■ What is asked
Write out each line word for word. Drop pictures.

[start of Source excerpt]

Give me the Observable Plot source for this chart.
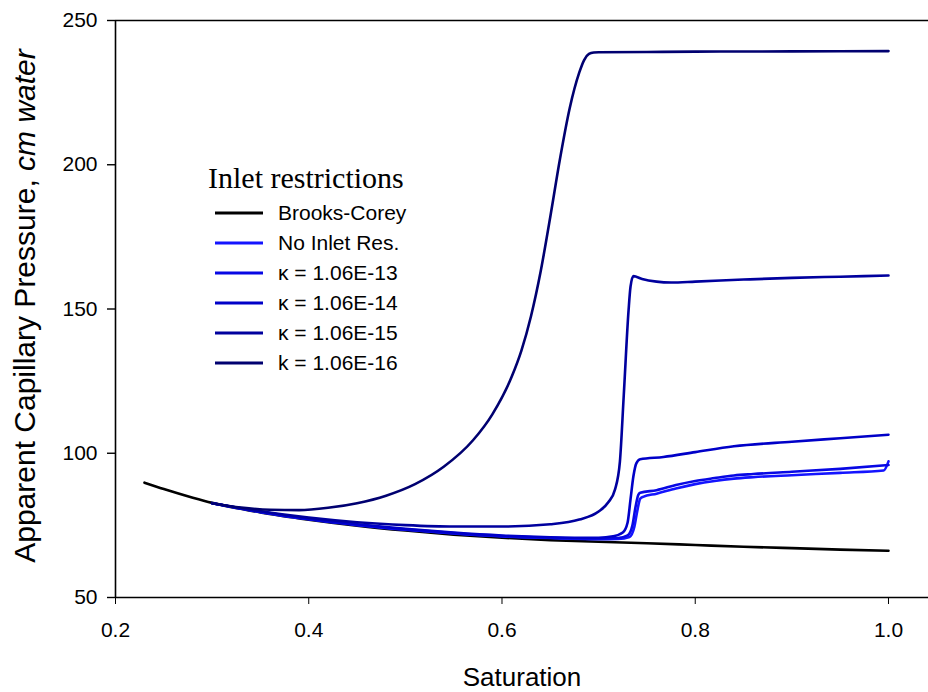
<!DOCTYPE html>
<html>
<head>
<meta charset="utf-8">
<script src="https://cdn.jsdelivr.net/npm/d3@7"></script>
<script src="https://cdn.jsdelivr.net/npm/@observablehq/plot@0.6"></script>
<style>
  body { margin: 0; background: #fff; }
  #wrap { position: relative; width: 928px; height: 692px; font-family: "Liberation Sans", Arial, sans-serif; }
  #legend { position: absolute; left: 208px; top: 160px; }
  #legend .title { font-family: "Liberation Serif", "Times New Roman", serif; font-size: 30px; line-height: 36px; white-space: nowrap; }
  #legend .row { display: flex; align-items: center; height: 30px; margin-left: 7px; font-size: 21px; white-space: nowrap; }
  #legend .rows { margin-top: 2px; }
  #legend svg { margin-right: 15px; }
</style>
</head>
<body>
<div id="wrap"><div id="chart"></div><div id="legend"></div></div>
<script>
const xTicks = [0.2, 0.4, 0.6, 0.8, 1.0];
const yTicks = [50, 100, 150, 200, 250];
const seriesNames = ["Brooks-Corey", "No Inlet Res.", "κ = 1.06E-13", "κ = 1.06E-14", "κ = 1.06E-15", "k = 1.06E-16"];
const seriesColors = ["#000000", "#1414ff", "#0808e4", "#0000c8", "#00009e", "#000070"];

const bcX = [0.23,0.25,0.28,0.30,0.35,0.40,0.45,0.50,0.55,0.60,0.65,0.70,0.75,0.80,0.85,0.90,0.95,1.00];
const bcY = [89.8,87.6,84.6,82.8,79.5,77.0,74.9,73.2,71.8,70.7,69.9,69.3,68.8,68.2,67.6,67.1,66.6,66.2];

const niX = [0.30,0.35,0.40,0.45,0.50,0.55,0.60,0.65,0.70,0.72,0.732,0.737,0.740,0.743,0.746,0.76,0.78,0.80,0.82,0.84,0.86,0.90,0.95,0.995,1.00];
const niY = [82.7,79.6,77.1,75.1,73.5,72.2,71.2,70.6,70.2,70.3,71.0,74.5,80.0,84.2,84.9,86.0,87.8,89.3,90.4,91.2,91.7,92.4,93.2,94.0,97.2];

const k13X = [0.30,0.35,0.40,0.45,0.50,0.55,0.60,0.65,0.70,0.72,0.73,0.735,0.738,0.741,0.743,0.76,0.78,0.80,0.82,0.84,0.86,0.90,0.95,1.00];
const k13Y = [82.7,79.7,77.2,75.2,73.6,72.3,71.3,70.7,70.4,70.6,71.5,75.0,81.0,85.5,86.3,87.2,89.0,90.4,91.4,92.3,92.8,93.6,94.6,95.9];

const k14X = [0.30,0.35,0.40,0.45,0.50,0.55,0.60,0.65,0.70,0.715,0.725,0.730,0.733,0.736,0.739,0.743,0.767,0.80,0.84,0.90,0.95,1.00];
const k14Y = [82.7,79.8,77.3,75.4,73.8,72.5,71.5,70.9,70.7,71.2,72.5,76.0,84.0,92.0,96.5,97.9,98.7,100.4,102.4,104.0,105.2,106.4];

const k15X = [0.30,0.35,0.40,0.45,0.50,0.55,0.60,0.65,0.68,0.70,0.71,0.717,0.722,0.726,0.731,0.733,0.736,0.745,0.76,0.775,0.80,0.85,0.90,0.95,1.00];
const k15Y = [82.7,79.9,77.7,76.1,75.1,74.6,74.6,75.4,77.0,79.8,83.0,87.5,97.0,120.0,149.6,157.7,161.4,160.4,159.5,159.2,159.5,160.2,160.8,161.2,161.6];

const k16X = [0.30,0.33,0.36,0.39,0.42,0.45,0.48,0.51,0.54,0.57,0.59,0.61,0.62,0.63,0.64,0.65,0.66,0.67,0.68,0.685,0.69,0.695,0.70,0.75,0.80,0.90,1.00];
const k16Y = [82.7,81.2,80.4,80.3,81.1,82.7,85.3,89.3,95.4,104.5,113.5,126.5,135.5,147.5,163.0,182.0,202.0,219.5,232.0,236.3,238.4,238.9,239.0,239.1,239.2,239.3,239.4];

const seriesX = [bcX, niX, k13X, k14X, k15X, k16X];
const seriesY = [bcY, niY, k13Y, k14Y, k15Y, k16Y];

const rows = [];
seriesNames.forEach((name, i) => {
  seriesX[i].forEach((x, j) => rows.push({series: name, x, y: seriesY[i][j]}));
});

const chart = Plot.plot({
  width: 928,
  height: 692,
  marginLeft: 115,
  marginRight: 0,
  marginTop: 20,
  marginBottom: 95,
  style: {fontFamily: "'Liberation Sans', Arial, sans-serif", fontSize: "21px", color: "#000", background: "#fff", overflow: "visible"},
  x: {domain: [0.2, 1.0414]},
  y: {domain: [50, 250]},
  color: {domain: seriesNames, range: seriesColors},
  marks: [
    Plot.ruleY([250], {stroke: "#000", strokeWidth: 1.6}),
    Plot.ruleY([50], {stroke: "#000", strokeWidth: 1.6}),
    Plot.ruleX([0.2], {stroke: "#000", strokeWidth: 1.6}),
    Plot.axisX({ticks: xTicks, tickFormat: d3.format(".1f"), tickSize: 7, tickPadding: 18, fontSize: 21, label: null, stroke: "#000"}),
    Plot.axisY({ticks: yTicks, tickSize: 8, tickPadding: 10, fontSize: 21, label: null, stroke: "#000", strokeWidth: 1.4}),
    Plot.line(rows, {x: "x", y: "y", z: "series", stroke: "series", strokeWidth: 2.6, curve: "monotone-x"})
  ]
});
document.getElementById("chart").appendChild(chart);

const svg = d3.select(chart);
svg.append("text")
  .attr("transform", "translate(24,306) rotate(-90)")
  .attr("text-anchor", "middle")
  .attr("dy", "0.35em")
  .attr("font-size", 30)
  .attr("fill", "#000")
  .call(t => {
    t.append("tspan").text("Apparent Capillary Pressure, ");
    t.append("tspan").attr("font-style", "italic").text("cm water");
  });
svg.append("text")
  .attr("x", 522).attr("y", 686)
  .attr("text-anchor", "middle")
  .attr("font-size", 26)
  .attr("fill", "#000")
  .text("Saturation");

const legend = d3.select("#legend");
legend.append("div").attr("class", "title").text("Inlet restrictions");
const lr = legend.append("div").attr("class", "rows");
seriesNames.forEach((name, i) => {
  const r = lr.append("div").attr("class", "row");
  const s = r.append("svg").attr("width", 48).attr("height", 6);
  s.append("line").attr("x1", 0).attr("x2", 48).attr("y1", 3).attr("y2", 3)
    .attr("stroke", seriesColors[i]).attr("stroke-width", 3);
  r.append("span").text(name);
});
</script>
</body>
</html>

[end of Source excerpt]

■ Output for this task
Give me the Observable Plot source for this chart.
<!DOCTYPE html>
<html>
<head>
<meta charset="utf-8">
<script src="https://cdn.jsdelivr.net/npm/d3@7"></script>
<script src="https://cdn.jsdelivr.net/npm/@observablehq/plot@0.6"></script>
<style>
  body { margin: 0; background: #fff; }
  #wrap { position: relative; width: 928px; height: 692px; font-family: "Liberation Sans", Arial, sans-serif; }
  #legend { position: absolute; left: 208px; top: 160px; }
  #legend .title { font-family: "Liberation Serif", "Times New Roman", serif; font-size: 30px; line-height: 36px; white-space: nowrap; }
  #legend .row { display: flex; align-items: center; height: 30px; margin-left: 7px; font-size: 21px; white-space: nowrap; }
  #legend .rows { margin-top: 2px; }
  #legend svg { margin-right: 15px; }
</style>
</head>
<body>
<div id="wrap"><div id="chart"></div><div id="legend"></div></div>
<script>
const xTicks = [0.2, 0.4, 0.6, 0.8, 1.0];
const yTicks = [50, 100, 150, 200, 250];
const seriesNames = ["Brooks-Corey", "No Inlet Res.", "κ = 1.06E-13", "κ = 1.06E-14", "κ = 1.06E-15", "k = 1.06E-16"];
const seriesColors = ["#000000", "#1414ff", "#0808e4", "#0000c8", "#00009e", "#000070"];

const bcX = [0.23,0.25,0.28,0.30,0.35,0.40,0.45,0.50,0.55,0.60,0.65,0.70,0.75,0.80,0.85,0.90,0.95,1.00];
const bcY = [89.8,87.6,84.6,82.8,79.5,77.0,74.9,73.2,71.8,70.7,69.9,69.3,68.8,68.2,67.6,67.1,66.6,66.2];

const niX = [0.30,0.35,0.40,0.45,0.50,0.55,0.60,0.65,0.70,0.72,0.732,0.737,0.740,0.743,0.746,0.76,0.78,0.80,0.82,0.84,0.86,0.90,0.95,0.995,1.00];
const niY = [82.7,79.6,77.1,75.1,73.5,72.2,71.2,70.6,70.2,70.3,71.0,74.5,80.0,84.2,84.9,86.0,87.8,89.3,90.4,91.2,91.7,92.4,93.2,94.0,97.2];

const k13X = [0.30,0.35,0.40,0.45,0.50,0.55,0.60,0.65,0.70,0.72,0.73,0.735,0.738,0.741,0.743,0.76,0.78,0.80,0.82,0.84,0.86,0.90,0.95,1.00];
const k13Y = [82.7,79.7,77.2,75.2,73.6,72.3,71.3,70.7,70.4,70.6,71.5,75.0,81.0,85.5,86.3,87.2,89.0,90.4,91.4,92.3,92.8,93.6,94.6,95.9];

const k14X = [0.30,0.35,0.40,0.45,0.50,0.55,0.60,0.65,0.70,0.715,0.725,0.730,0.733,0.736,0.739,0.743,0.767,0.80,0.84,0.90,0.95,1.00];
const k14Y = [82.7,79.8,77.3,75.4,73.8,72.5,71.5,70.9,70.7,71.2,72.5,76.0,84.0,92.0,96.5,97.9,98.7,100.4,102.4,104.0,105.2,106.4];

const k15X = [0.30,0.35,0.40,0.45,0.50,0.55,0.60,0.65,0.68,0.70,0.71,0.717,0.722,0.726,0.731,0.733,0.736,0.745,0.76,0.775,0.80,0.85,0.90,0.95,1.00];
const k15Y = [82.7,79.9,77.7,76.1,75.1,74.6,74.6,75.4,77.0,79.8,83.0,87.5,97.0,120.0,149.6,157.7,161.4,160.4,159.5,159.2,159.5,160.2,160.8,161.2,161.6];

const k16X = [0.30,0.33,0.36,0.39,0.42,0.45,0.48,0.51,0.54,0.57,0.59,0.61,0.62,0.63,0.64,0.65,0.66,0.67,0.68,0.685,0.69,0.695,0.70,0.75,0.80,0.90,1.00];
const k16Y = [82.7,81.2,80.4,80.3,81.1,82.7,85.3,89.3,95.4,104.5,113.5,126.5,135.5,147.5,163.0,182.0,202.0,219.5,232.0,236.3,238.4,238.9,239.0,239.1,239.2,239.3,239.4];

const seriesX = [bcX, niX, k13X, k14X, k15X, k16X];
const seriesY = [bcY, niY, k13Y, k14Y, k15Y, k16Y];

const rows = [];
seriesNames.forEach((name, i) => {
  seriesX[i].forEach((x, j) => rows.push({series: name, x, y: seriesY[i][j]}));
});

const chart = Plot.plot({
  width: 928,
  height: 692,
  marginLeft: 115,
  marginRight: 0,
  marginTop: 20,
  marginBottom: 95,
  style: {fontFamily: "'Liberation Sans', Arial, sans-serif", fontSize: "21px", color: "#000", background: "#fff", overflow: "visible"},
  x: {domain: [0.2, 1.0414]},
  y: {domain: [50, 250]},
  color: {domain: seriesNames, range: seriesColors},
  marks: [
    Plot.ruleY([250], {stroke: "#000", strokeWidth: 1.6}),
    Plot.ruleY([50], {stroke: "#000", strokeWidth: 1.6}),
    Plot.ruleX([0.2], {stroke: "#000", strokeWidth: 1.6}),
    Plot.axisX({ticks: xTicks, tickFormat: d3.format(".1f"), tickSize: 7, tickPadding: 18, fontSize: 21, label: null, stroke: "#000"}),
    Plot.axisY({ticks: yTicks, tickSize: 8, tickPadding: 10, fontSize: 21, label: null, stroke: "#000", strokeWidth: 1.4}),
    Plot.line(rows, {x: "x", y: "y", z: "series", stroke: "series", strokeWidth: 2.6, curve: "monotone-x"})
  ]
});
document.getElementById("chart").appendChild(chart);

const svg = d3.select(chart);
svg.append("text")
  .attr("transform", "translate(24,306) rotate(-90)")
  .attr("text-anchor", "middle")
  .attr("dy", "0.35em")
  .attr("font-size", 30)
  .attr("fill", "#000")
  .call(t => {
    t.append("tspan").text("Apparent Capillary Pressure, ");
    t.append("tspan").attr("font-style", "italic").text("cm water");
  });
svg.append("text")
  .attr("x", 522).attr("y", 686)
  .attr("text-anchor", "middle")
  .attr("font-size", 26)
  .attr("fill", "#000")
  .text("Saturation");

const legend = d3.select("#legend");
legend.append("div").attr("class", "title").text("Inlet restrictions");
const lr = legend.append("div").attr("class", "rows");
seriesNames.forEach((name, i) => {
  const r = lr.append("div").attr("class", "row");
  const s = r.append("svg").attr("width", 48).attr("height", 6);
  s.append("line").attr("x1", 0).attr("x2", 48).attr("y1", 3).attr("y2", 3)
    .attr("stroke", seriesColors[i]).attr("stroke-width", 3);
  r.append("span").text(name);
});
</script>
</body>
</html>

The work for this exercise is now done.